§ **Your goal**: Omit all images, then repeat exactly the lines below from the one containing "Give me the Plotly.js source for this chart." through the one containing "0.246, 0.222, 0.199];", both ends included.

--- begin Dataset excerpts ---

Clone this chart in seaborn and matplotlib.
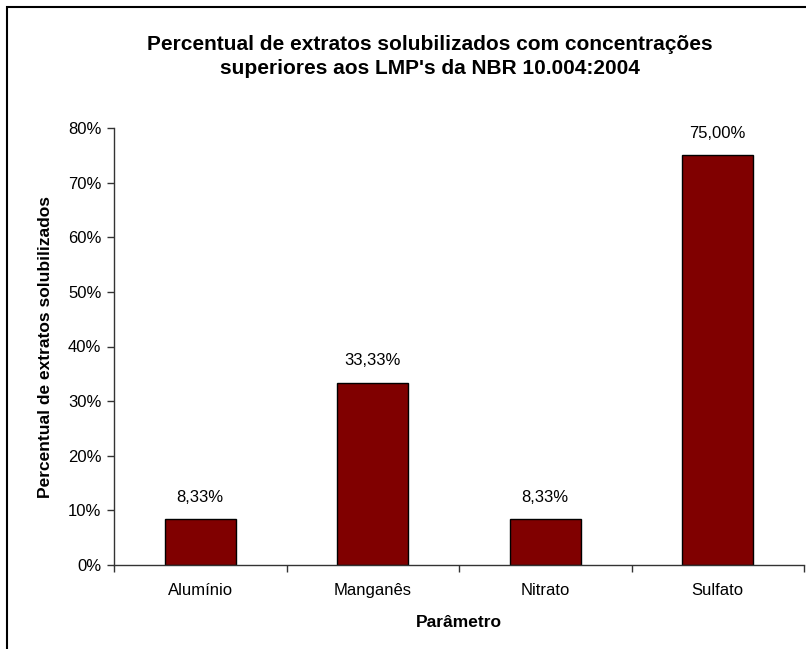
import matplotlib.pyplot as plt
import matplotlib.patches as mpatches
from matplotlib.ticker import FixedLocator
import seaborn as sns
import pandas as pd

# data
parametros = ["Alumínio", "Manganês", "Nitrato", "Sulfato"]
percentuais = [8.33, 33.33, 8.33, 75.00]
y_ticks = [0, 10, 20, 30, 40, 50, 60, 70, 80]

df = pd.DataFrame({"Parâmetro": parametros, "Percentual": percentuais})

sns.set_style("white")
plt.rcParams['font.family'] = ['Liberation Sans', 'DejaVu Sans']
plt.rcParams['text.color'] = 'black'
plt.rcParams['axes.labelcolor'] = 'black'
plt.rcParams['xtick.color'] = 'black'
plt.rcParams['ytick.color'] = 'black'

fig = plt.figure(figsize=(8.06, 6.49), dpi=100)
ax = fig.add_axes([114 / 806, 84 / 649, 690 / 806, 437 / 649])

sns.barplot(data=df, x="Parâmetro", y="Percentual", color="#800000",
            saturation=1, width=0.41, edgecolor="black", linewidth=1, ax=ax)

ax.set_xlim(-0.5, len(parametros) - 0.5)
ax.set_ylim(0, 80)
ax.set_yticks(y_ticks)
ax.set_yticklabels([f"{t}%" for t in y_ticks], fontsize=12)

# x ticks: labels at centers, tick marks between categories
ax.tick_params(axis="x", which="major", bottom=True, length=0, labelsize=12, pad=13)
ax.xaxis.set_minor_locator(FixedLocator([i - 0.5 for i in range(len(parametros) + 1)]))
ax.tick_params(axis="x", which="minor", bottom=True, length=5, width=1,
               color="#333333", direction="out")
ax.tick_params(axis="y", left=True, length=5, width=1, color="#333333",
               direction="out", pad=4)

sns.despine(ax=ax)
for s in ["left", "bottom"]:
    ax.spines[s].set_color("#333333")
    ax.spines[s].set_linewidth(1)

# value labels
for i, v in enumerate(percentuais):
    ax.annotate(f"{v:.2f}%".replace(".", ","), (i, v), xytext=(0, 16),
                textcoords="offset points", ha="center", va="center", fontsize=12)

ax.set_ylabel("Percentual de extratos solubilizados", fontsize=12.5, fontweight="bold")
ax.yaxis.set_label_coords(-0.088, 0.5)
ax.set_xlabel("Parâmetro", fontsize=12.5, fontweight="bold")
ax.xaxis.set_label_coords(0.5, -0.115)

fig.text(430 / 806, 1 - 56.5 / 649,
         "Percentual de extratos solubilizados com concentrações\nsuperiores aos LMP's da NBR 10.004:2004",
         ha="center", va="center", fontsize=15, fontweight="bold", linespacing=1.4)

# outer chart frame
fig.patches.append(mpatches.Rectangle((7 / 806, -0.5), 2, 0.5 + 1 - 7 / 649,
                                      transform=fig.transFigure, fill=False,
                                      edgecolor="black", linewidth=1.5))

fig.savefig("out.png", dpi=100)
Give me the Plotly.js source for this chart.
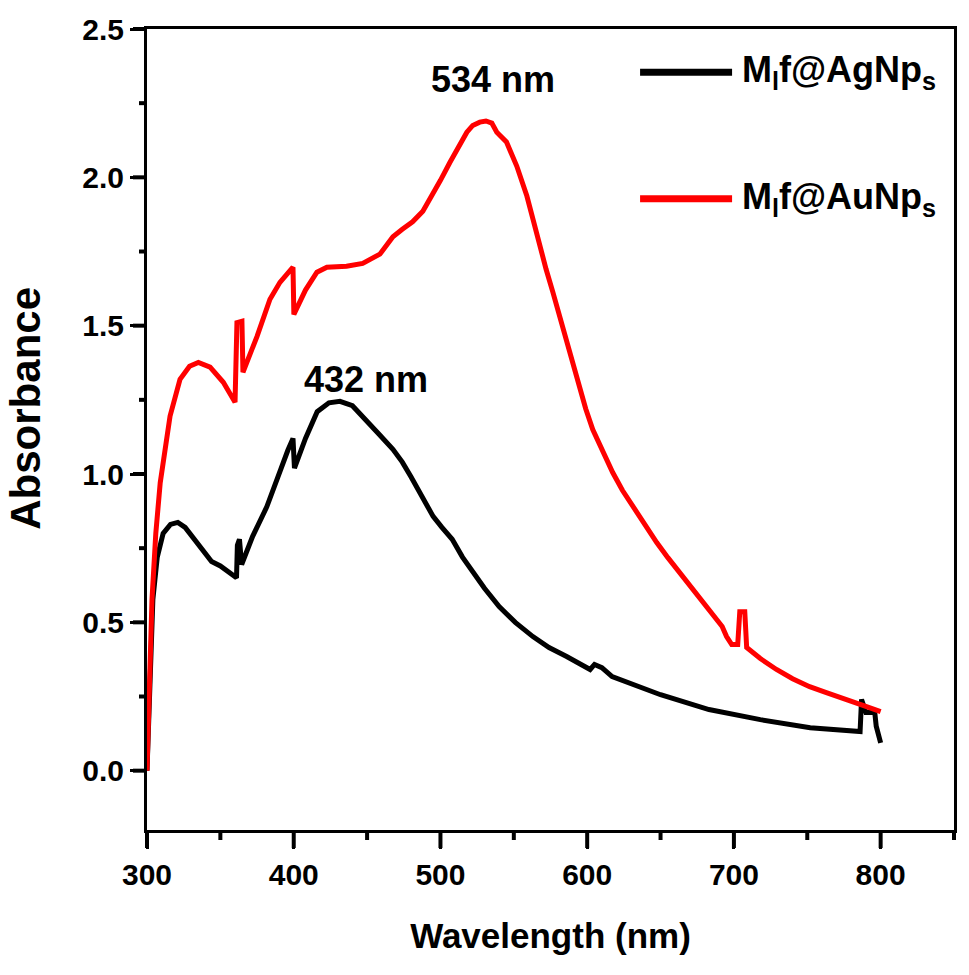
<!DOCTYPE html>
<html>
<head>
<meta charset="utf-8">
<script src="https://cdn.plot.ly/plotly-3.0.1.min.js"></script>
<style>
  html, body { margin: 0; padding: 0; background: #fff; }
  #chart { width: 969px; height: 975px; }
</style>
</head>
<body>
<div id="chart"></div>
<script>
// UV-vis spectra, values
var wlAg = [300, 302, 304, 307, 311, 316, 321, 326, 332, 338, 344, 350, 356, 361, 361.6, 363, 364.5,
  372, 381.7, 390.6, 396, 399.5, 400.5, 408, 416, 424, 431.5, 440, 450, 458, 467.6, 474, 480, 487, 495,
  501, 508, 515, 522, 530, 540, 551, 563, 574, 586, 602, 605, 610, 617, 634, 650, 683, 718, 752, 786,
  787, 790, 796, 797, 800];
var absAg = [0.0, 0.25, 0.577, 0.72, 0.80, 0.83, 0.837, 0.82, 0.78, 0.745, 0.705, 0.69, 0.67, 0.65, 0.76, 0.78, 0.695,
  0.79, 0.89, 1.015, 1.08, 1.12, 1.02, 1.12, 1.21, 1.24, 1.245, 1.23, 1.18, 1.135, 1.083, 1.04, 0.99, 0.93, 0.857,
  0.82, 0.78, 0.72, 0.668, 0.615, 0.553, 0.50, 0.452, 0.415, 0.385, 0.341, 0.358, 0.347, 0.317, 0.284, 0.256, 0.206,
  0.172, 0.145, 0.132, 0.240, 0.196, 0.196, 0.15, 0.094];

var wlAu = [300, 301.5, 303.4, 306, 309, 315.7, 322.5, 329, 335, 343, 352, 360, 361.3, 364.7, 365.4, 375,
  383.8, 390.6, 399.5, 400.1, 408, 415.8, 422.6, 436, 447, 458.7, 463, 467.6, 474, 481, 488, 494.8, 500,
  506.4, 512, 518, 522, 526.8, 531, 535, 538.4, 545, 552, 558.9, 563, 567.7, 572, 576.6, 581, 586, 590,
  595, 599, 603.8, 610, 617.4, 624, 631, 639, 647.4, 655, 663, 671, 678.7, 685, 692, 695, 698.5, 702.6,
  704, 707.4, 708.7, 718, 729, 740, 751.6, 763, 774, 787, 800];
var absAu = [0.0, 0.3, 0.577, 0.8, 0.97, 1.195, 1.319, 1.363, 1.376, 1.36, 1.309, 1.242, 1.51, 1.515, 1.343, 1.464,
  1.589, 1.646, 1.697, 1.538, 1.62, 1.68, 1.697, 1.70, 1.71, 1.741, 1.77, 1.80, 1.825, 1.85, 1.886, 1.943, 1.99,
  2.05, 2.10, 2.152, 2.175, 2.186, 2.19, 2.183, 2.152, 2.119, 2.038, 1.937, 1.86, 1.768, 1.69, 1.613, 1.535, 1.454, 1.38,
  1.29, 1.22, 1.150, 1.08, 1.005, 0.945, 0.891, 0.828, 0.769, 0.718, 0.668, 0.617, 0.567, 0.527, 0.486, 0.452, 0.425, 0.425,
  0.536, 0.536, 0.415, 0.378, 0.341, 0.31, 0.283, 0.263, 0.246, 0.222, 0.199];

var seriesNames = ["M<sub>l</sub>f@AgNp<sub>s</sub>", "M<sub>l</sub>f@AuNp<sub>s</sub>"];
var seriesColors = ["#000000", "#ff0000"];
var peakLabels = ["432 nm", "534 nm"];
var peakPos = [[449, 1.32], [536, 2.33]];

var xRange = [300, 850], yRange = [-0.2, 2.5];
var FONT = "Liberation Sans, Arial, sans-serif";
var W = 969, H = 975, M = { l: 147, r: 15, t: 29, b: 145 };
var plotW = W - M.l - M.r, plotH = H - M.t - M.b;

var data = [
  { x: wlAg, y: absAg, type: "scatter", mode: "lines", name: seriesNames[0],
    line: { color: seriesColors[0], width: 5 }, showlegend: false },
  { x: wlAu, y: absAu, type: "scatter", mode: "lines", name: seriesNames[1],
    line: { color: seriesColors[1], width: 5 }, showlegend: false }
];

var shapes = [], annotations = [];

// tick marks (the built-in ones do not show up in the render), major + minor
for (var v = 300; v <= 850; v += 50) {
  var len = (v % 100 === 0) ? 18 : 10;
  var px = (v - xRange[0]) / (xRange[1] - xRange[0]);
  shapes.push({ type: "line", xref: "paper", yref: "paper", x0: px, x1: px, y0: 0, y1: -len / plotH,
    line: { color: "#000", width: 4 } });
}
for (var k = 0; k <= 10; k++) {
  var t = k * 0.25, lenY = (k % 2 === 0) ? 14 : 8;
  var py = (t - yRange[0]) / (yRange[1] - yRange[0]);
  shapes.push({ type: "line", xref: "paper", yref: "paper", x0: 0, x1: -lenY / plotW, y0: py, y1: py,
    line: { color: "#000", width: 4 } });
}

// hand-drawn legend to get the long sample lines of the original
var legY = [0.946, 0.788];
for (var i = 0; i < 2; i++) {
  shapes.push({ type: "line", xref: "paper", yref: "paper", x0: 0.611, x1: 0.725, y0: legY[i], y1: legY[i],
    line: { color: seriesColors[i], width: 7 } });
  annotations.push({ xref: "paper", yref: "paper", x: 0.735, y: legY[i], xanchor: "left", yanchor: "middle",
    text: seriesNames[i], showarrow: false, font: { family: FONT, size: 36, color: "#000", weight: "bold" } });
  annotations.push({ x: peakPos[i][0], y: peakPos[i][1], text: peakLabels[i], showarrow: false,
    font: { family: FONT, size: 36, color: "#000", weight: "bold" } });
}
// y title placed as annotation, the original sits a bit above the plot centre
annotations.push({ xref: "paper", yref: "y", x: 0, y: 1.22, xshift: -121, xanchor: "center", yanchor: "middle",
  textangle: -90, text: "Absorbance", showarrow: false,
  font: { family: FONT, size: 42, color: "#000", weight: "bold" } });

var layout = {
  width: W, height: H,
  margin: M,
  paper_bgcolor: "#fff", plot_bgcolor: "#fff",
  xaxis: {
    range: xRange, tick0: 300, dtick: 100,
    showgrid: false, zeroline: false, showline: true, linecolor: "#000", linewidth: 3, mirror: true,
    ticks: "outside", ticklen: 16, tickwidth: 3, tickcolor: "#000",
    tickfont: { family: FONT, size: 30, color: "#000", weight: "bold" },
    title: { text: "Wavelength (nm)", standoff: 34,
      font: { family: FONT, size: 35, color: "#000", weight: "bold" } }
  },
  yaxis: {
    range: yRange, tick0: 0, dtick: 0.5, tickformat: ".1f",
    showgrid: false, zeroline: false, showline: true, linecolor: "#000", linewidth: 3, mirror: true,
    ticks: "outside", ticklen: 14, tickwidth: 3, tickcolor: "#000",
    tickfont: { family: FONT, size: 30, color: "#000", weight: "bold" }
  },
  shapes: shapes,
  annotations: annotations
};

Plotly.newPlot("chart", data, layout, { displayModeBar: false });
</script>
</body>
</html>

--- end Dataset excerpts ---

§ **Response to the task**:
Give me the Plotly.js source for this chart.
<!DOCTYPE html>
<html>
<head>
<meta charset="utf-8">
<script src="https://cdn.plot.ly/plotly-3.0.1.min.js"></script>
<style>
  html, body { margin: 0; padding: 0; background: #fff; }
  #chart { width: 969px; height: 975px; }
</style>
</head>
<body>
<div id="chart"></div>
<script>
// UV-vis spectra, values
var wlAg = [300, 302, 304, 307, 311, 316, 321, 326, 332, 338, 344, 350, 356, 361, 361.6, 363, 364.5,
  372, 381.7, 390.6, 396, 399.5, 400.5, 408, 416, 424, 431.5, 440, 450, 458, 467.6, 474, 480, 487, 495,
  501, 508, 515, 522, 530, 540, 551, 563, 574, 586, 602, 605, 610, 617, 634, 650, 683, 718, 752, 786,
  787, 790, 796, 797, 800];
var absAg = [0.0, 0.25, 0.577, 0.72, 0.80, 0.83, 0.837, 0.82, 0.78, 0.745, 0.705, 0.69, 0.67, 0.65, 0.76, 0.78, 0.695,
  0.79, 0.89, 1.015, 1.08, 1.12, 1.02, 1.12, 1.21, 1.24, 1.245, 1.23, 1.18, 1.135, 1.083, 1.04, 0.99, 0.93, 0.857,
  0.82, 0.78, 0.72, 0.668, 0.615, 0.553, 0.50, 0.452, 0.415, 0.385, 0.341, 0.358, 0.347, 0.317, 0.284, 0.256, 0.206,
  0.172, 0.145, 0.132, 0.240, 0.196, 0.196, 0.15, 0.094];

var wlAu = [300, 301.5, 303.4, 306, 309, 315.7, 322.5, 329, 335, 343, 352, 360, 361.3, 364.7, 365.4, 375,
  383.8, 390.6, 399.5, 400.1, 408, 415.8, 422.6, 436, 447, 458.7, 463, 467.6, 474, 481, 488, 494.8, 500,
  506.4, 512, 518, 522, 526.8, 531, 535, 538.4, 545, 552, 558.9, 563, 567.7, 572, 576.6, 581, 586, 590,
  595, 599, 603.8, 610, 617.4, 624, 631, 639, 647.4, 655, 663, 671, 678.7, 685, 692, 695, 698.5, 702.6,
  704, 707.4, 708.7, 718, 729, 740, 751.6, 763, 774, 787, 800];
var absAu = [0.0, 0.3, 0.577, 0.8, 0.97, 1.195, 1.319, 1.363, 1.376, 1.36, 1.309, 1.242, 1.51, 1.515, 1.343, 1.464,
  1.589, 1.646, 1.697, 1.538, 1.62, 1.68, 1.697, 1.70, 1.71, 1.741, 1.77, 1.80, 1.825, 1.85, 1.886, 1.943, 1.99,
  2.05, 2.10, 2.152, 2.175, 2.186, 2.19, 2.183, 2.152, 2.119, 2.038, 1.937, 1.86, 1.768, 1.69, 1.613, 1.535, 1.454, 1.38,
  1.29, 1.22, 1.150, 1.08, 1.005, 0.945, 0.891, 0.828, 0.769, 0.718, 0.668, 0.617, 0.567, 0.527, 0.486, 0.452, 0.425, 0.425,
  0.536, 0.536, 0.415, 0.378, 0.341, 0.31, 0.283, 0.263, 0.246, 0.222, 0.199];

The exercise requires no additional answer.